Mit Recht macht das Berufungsgericht dem Schiffsführer von „C" ferner zum Vorwurf, dass er nicht wenigstens gemäß § 43 Nr. 2 rechtzeitig akustisches Überholsignal gegeben habe.

Auch wenn unterstellt wird, dass für die Begegnung von „D" mit dem „B"-Zug unzweifelhaft hinreichend Raum zur Verfügung stand, so ist ein schuldhaft ursächliches Verhalten der Schiffsführung von „D" weiter unter folgenden Gesichtspunkten zu prüfen:

Das Berufungsgericht hält die „zügige Fahrt" des MS „D" (nach den nicht bestrittenen Angaben seines Schiffsführers 9 km/h) für fehlerhaft. Dem kann nicht zugestimmt werden. Eine zügige Fahrt war vielmehr im Hinblick auf das unstreitig unterhalb des Brückenpfeilers vorhandene Neerwasser geboten. Die Ansicht des Berufungsgerichts wird von seinem rechtfehlerhaften Standpunkt beeinflusst, dass die Schiffsführung von „D" allgemein (ohne Berücksichtigung der besonderen Umstände des vorliegenden Falles) damit hätte rechnen müssen, dass ein Talfahrer den „B"-Zug in der Brückenöffnung überholen würde. Wäre das der Fall gewesen, dann hätte „D" überhaupt nicht in die Brückenöffnung einfahren dürfen. Dem ist aber nicht so. Vielmehr durfte die Schiffsführung von „D" darauf vertrauen, dass ein Talfahrer nicht unter Missachtung ihres Vorrechts den „B"-Zug unter der Brücke überholen würde.

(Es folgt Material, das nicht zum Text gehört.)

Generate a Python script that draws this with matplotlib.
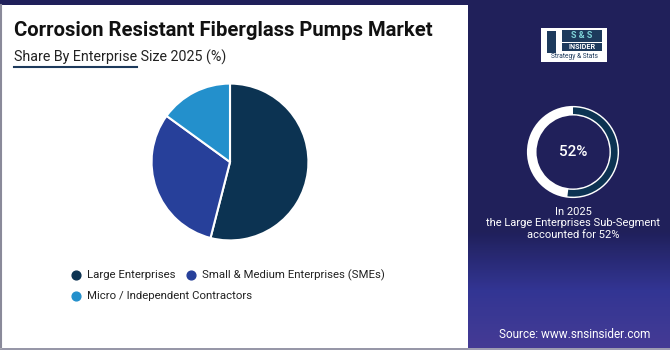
import numpy as np
import matplotlib
matplotlib.use("Agg")
import matplotlib.pyplot as plt
from matplotlib.patches import Rectangle, Wedge
from matplotlib.colors import LinearSegmentedColormap

# data
categories = ["Large Enterprises", "Small & Medium Enterprises (SMEs)", "Micro / Independent Contractors"]
shares = [54, 31, 15]
colors = ["#0c3352", "#27409a", "#2390cc"]
highlight_value = 52

title = "Corrosion Resistant Fiberglass Pumps Market"
subtitle = "Share By Enterprise Size 2025 (%)"
note_lines = ["In 2025", "the Large Enterprises Sub-Segment", "accounted for 52%"]
source = "Source: www.snsinsider.com"

navy = "#20205a"
plt.rcParams['font.family'] = ['Roboto', 'DejaVu Sans']

W, H = 670, 350
fig = plt.figure(figsize=(W / 100, H / 100), dpi=100, facecolor=navy)

# background axes in pixel coordinates
bg = fig.add_axes([0, 0, 1, 1])
bg.set_xlim(0, W)
bg.set_ylim(H, 0)
bg.axis("off")

# soft gradient at bottom of the right panel
grad = np.linspace(0, 1, 120)[:, None] * np.ones((1, 200))
cmap = LinearSegmentedColormap.from_list("g", [navy, "#35389a", "#4a3f9c"])
bg.imshow(grad, extent=(468, W, 350, 230), cmap=cmap, aspect="auto", zorder=0, alpha=0.9)

# white panel
bg.add_patch(Rectangle((0, 5), 468, 343, facecolor="white", edgecolor="none", zorder=1))
bg.plot([1, 1], [5, 348], color="#8a8a9a", lw=1.5, zorder=2)
bg.plot([0, W], [349, 349], color="#b0b0b8", lw=1.2, zorder=2)

# titles
bg.text(14, 31, title, fontsize=14.6, fontweight="bold", color="#111111", va="center", ha="left", zorder=3)
bg.text(14, 57, subtitle, fontsize=10.3, color="#222222", va="center", ha="left", zorder=3)
bg.plot([14, 137], [67, 67], color="#1d3a5c", lw=1.5, zorder=3)

# legend
legend_pos = [(76, 275), (191, 275), (76, 296)]
for (x, y), lab, c in zip(legend_pos, categories, colors):
    bg.scatter([x], [y], s=40, color=c, zorder=3)
    bg.text(x + 11, y, lab, fontsize=8.2, color="#222222", va="center", ha="left", zorder=3)

# logo
bg.add_patch(Rectangle((541, 28), 66, 34, facecolor="white", edgecolor="none", zorder=3))
bg.add_patch(Rectangle((547, 31), 9, 22, facecolor="#1d3a5c", edgecolor="none", zorder=4))
bg.add_patch(Rectangle((562, 30), 40, 12, facecolor="#1d3a5c", edgecolor="none", zorder=4))
bg.text(582, 36, "S & S", fontsize=6.5, fontweight="bold", color="#7fd3d8", ha="center", va="center", zorder=5)
bg.add_patch(Rectangle((562, 43), 40, 8, facecolor="#1d3a5c", edgecolor="none", zorder=4))
bg.text(582, 47, "INSIDER", fontsize=5.2, fontweight="bold", color="white", ha="center", va="center", zorder=5)
bg.text(574, 57, "Strategy & Stats", fontsize=4.8, color="#1d3a5c", ha="center", va="center", zorder=4)

# right panel text
for i, line in enumerate(note_lines):
    bg.text(573, 212 + i * 11.5, line, fontsize=8, color="white", ha="center", va="center", zorder=3)
bg.text(575, 334, source, fontsize=8.5, color="white", ha="center", va="center", zorder=3)

# pie
pax = fig.add_axes([150 / W, 108 / H, 160 / W, 160 / H])
pax.pie(shares, colors=colors, startangle=90, counterclock=False,
        wedgeprops=dict(edgecolor="white", linewidth=1.5))
pax.set_xlim(-1.02, 1.02)
pax.set_ylim(-1.02, 1.02)
pax.set_aspect("equal")
pax.axis("off")

# donut highlight
dax = fig.add_axes([525 / W, (350 - 200) / H, 96 / W, 96 / H])
dax.set_xlim(-1, 1)
dax.set_ylim(-1, 1)
dax.set_aspect("equal")
dax.axis("off")
dax.add_patch(Wedge((0, 0), 0.96, 0, 360, width=0.2, facecolor="white", edgecolor="none"))
end = 90 - 360 * highlight_value / 100
dax.add_patch(Wedge((0, 0), 0.93, end, 90, width=0.14, facecolor="#0c3352", edgecolor="none"))
dax.text(0, 0, f"{highlight_value}%", fontsize=11, fontweight="medium", color="white", ha="center", va="center")

fig.savefig("out.png", dpi=100, facecolor=navy)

Nun ist freilich das Berufungsgericht der Meinung, der Schiffsführer von „D" habe erkennen können, dass „C" den „B"-Zug überholen wolle und daher mit der Vorbeifahrt an dem überholenden MS „C" in der Brückenöffnung habe rechnen müssen. Da es nahe liegt, dass die Beweiswürdigung des Berufungsgerichts von seiner Verkennung des Vorrechts des Bergfahrers beeinflusst wird, kann schon aus diesem Grund das angefochtene Urteil nicht aufrecht erhalten werden, soweit es ein schuldhaftes Verhalten der Schiffsführung von „D" annimmt. Aber auch im Übrigen genügen, wie die Revision zutreffend rügt, die tatsächlichen Feststellungen des Berufungsgerichts nicht, um ein schuldhaft ursächliches Verhalten dieser Schiffsführung anzunehmen. Dabei ist zu beachten, dass der Schiffseigner von „C" für die Tatsachen, aus denen ein Schluss auf ein ursächliches Verschulden der Schiffsführung von „D" hergeleitet werden soll, beweispflichtig ist.